The paper's central result—that escaping particles require acceleration to η_acc ≳ 3/4 of the open-field-line potential—is not an independent first-principles prediction. It follows directly from (i) positing a dense, low-ionization ISM region to explain the bright Hα emission and (ii) then choosing B ∼ 100 μG so that the synchrotron frequency of the observed X-ray jet corresponds to a Lorentz factor that fits inside the available potential. The two assumptions are coupled: a lower (more typical) ISM field would force η_acc > 1, which is impossible. No external measurement or parameter-free calculation fixes B; it is inferred to keep the acceleration fraction plausible. This matches the pattern of a fitted input relabeled as a prediction.

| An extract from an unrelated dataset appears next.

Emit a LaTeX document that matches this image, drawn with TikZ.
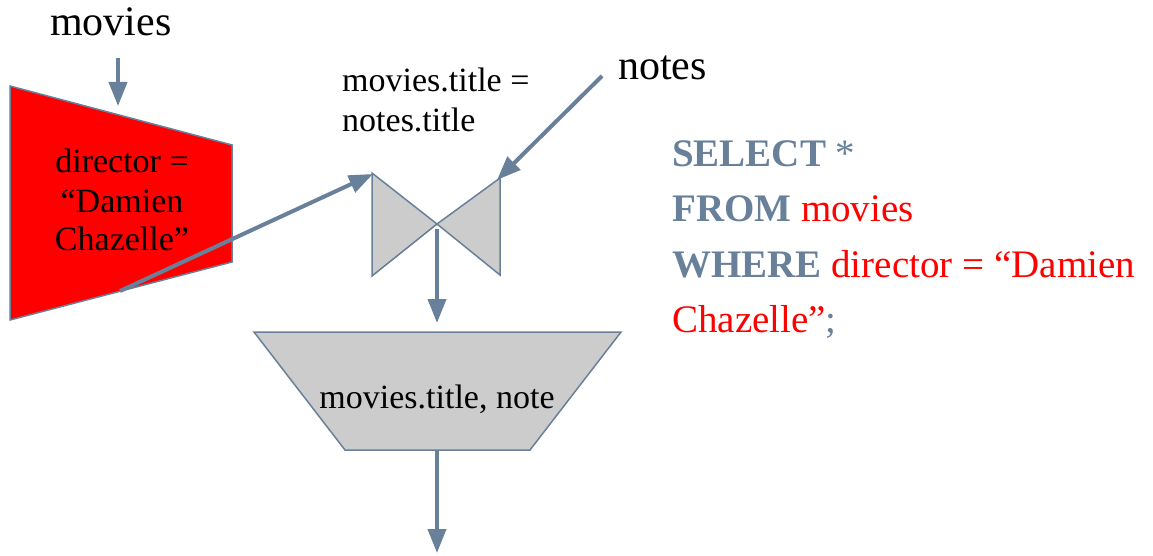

Axiom & Free-Parameter Ledger

1 free parameters · 2 axioms · 1 invented entities

The central claims rest on standard PWN emission models, the interpretation of Hα brightness as a direct density indicator, and the postulation of a specific SNR shell structure to fit the environment; the magnetic field strength is treated as a fitted requirement.

free parameters (1)
  • magnetic field strength = ~100 μG
    Stated as exceptionally high at ∼100 μG to account for the bright X-ray emission of the kinetic jet.
axioms (2)
  • domain assumption Standard pulsar wind nebula and bow-shock models apply directly to derive acceleration requirements
    Used to link observed emissions to the η_acc threshold without modification.
  • domain assumption Bright Hα emission directly indicates passage through dense low-ionization ISM
    Invoked to infer the exceptional environment without additional justification in the abstract.
invented entities (1)
  • narrow dense shell of old supernova remnant in pressure-driven snowplow regime no independent evidence
    purpose: To explain the dense low-ionization region encountered by the pulsar
    Hypothesized to account for the observed bright Hα and high B-field requirements.